I didn’t know it at the time, but holding a cold Presidente wrapped in a tiny white napkin was #soDR. 


Despite its rocky start, the rest of my time in Santo Domingo quickly overshadowed the previous day with bright colors, interesting characters and culinary moments worthy of this epic “Year of Blair.” Here are some of my favorite Dominican Republic experiences: 


Sancocho in the sun... 


Local chef Martín Omar González Mayí explained the lengthy process of making a traditional stew. Cooked down yucca, potatoes and other tubers combined with leaves from native plants like those seen in the pictures from the Mercado Modelo come together with different cuts of beef or pork. Typically served over rice, Sancocho isn’t too far from the stews and Cajun dishes of Louisiana. 
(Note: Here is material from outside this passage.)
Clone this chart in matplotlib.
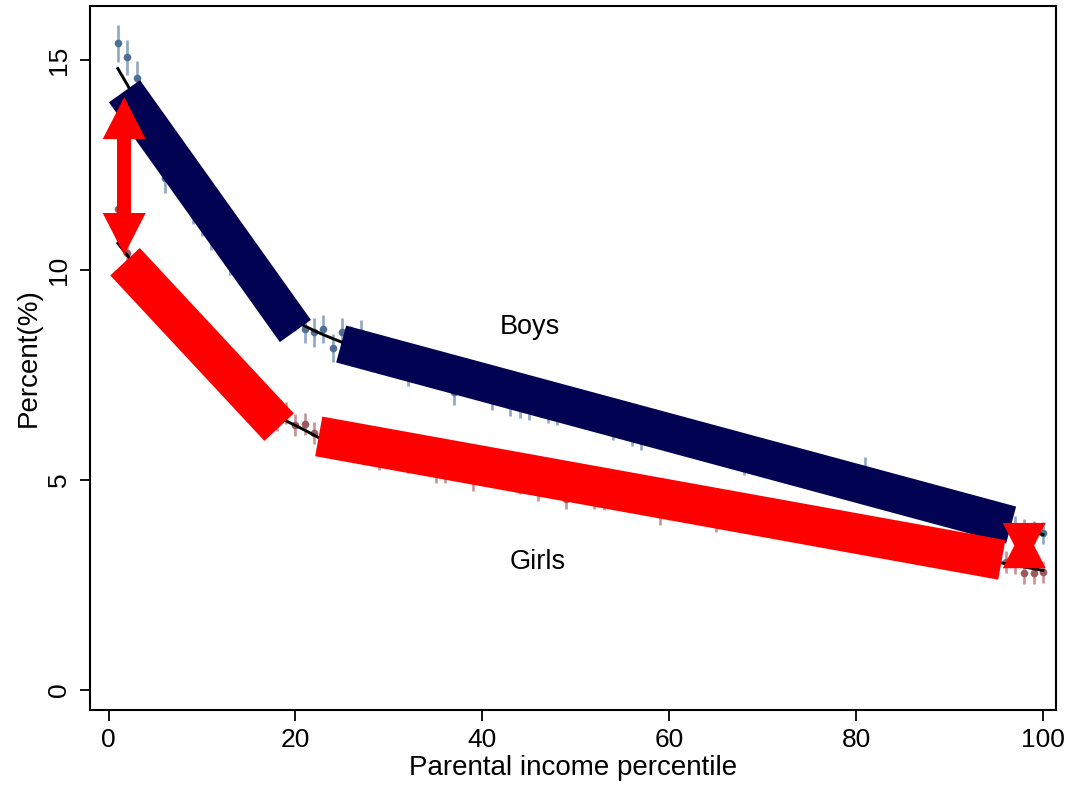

Chef Martín Omar's Sancocho served over rice with freshly sliced avocado.
Chef Martín Omar's Sancocho served over rice with freshly sliced avocado.


Feasting on fried snacks in Boga Chica... 


This local gathering spot is a great way to beach bum it, enjoy a few boat drinks and get your snack on. Vendors line the street selling whole fried fish, plantains, sweet potatoes and “Johnny Cakes” (fried sheets of dough) and carry them across the street for your beach munching pleasure. 

Fried whole fish, sweet potatoes, plantains, and "Johnny Cakes" at Boga Chica.
Fried whole fish, sweet potatoes, plantains, and "Johnny Cakes" at Boga Chica.


Discovering a natural alternative to the Jolly Rancher... 


I learned Cocoa Pods contain delicious fruit that surrounds the beans. It’s super slimy but juicy and tasty beyond all reason. We got the chance to learn about the process of roasting and peeling the cocoa beans on a family's small plantation. Let me tell you, there's nothing like fresh hot chocolate!

A fresh Cocoa pod sliced open. Look at all that juicy goodness!
A fresh Cocoa pod sliced open. Look at all that juicy goodness!


Drinking Presidentes at the Colmado... 


These tiny corner stores are brightly lit and carry everything from cigarettes to toilet paper. That list also includes the Dominican Republic’s answer to water: Presidente. Me and a few of the other writers had a great conversation with a lovely elderly English-speaking man sipping our beer from tiny dentist office cups while a couple danced to some Marc Anthony. Life made.

Our lovely English-speaking friend at the Colmado and our bomber bottles of Presidente.
Our lovely English-speaking friend at the Colmado and our bomber bottles of Presidente.


Pollo Guisado Pit Stop... 


On the way to the Ron Barcelo Rum Distillery, we made a stop at a roadside eatery. Similar to a lunch line/plate lunch eatery you might find in Louisiana, this place had avocado salad, whole fried fish, tamales, rice, etc. I went for the Pollo Guisado, bone in chicken stewed down with tomatoes, onions and spices typically served over rice. Jay Ducote sings the praises of this dish regularly, and it did not disappoint!

A bowl of Pollo Guisado accompanied by fresh chunks of avocado and a Presidente.
A bowl of Pollo Guisado accompanied by fresh chunks of avocado and a Presidente.


This trip to Santo Doming, DR was provided through trade with the Dominican Republic Ministry of Tourism.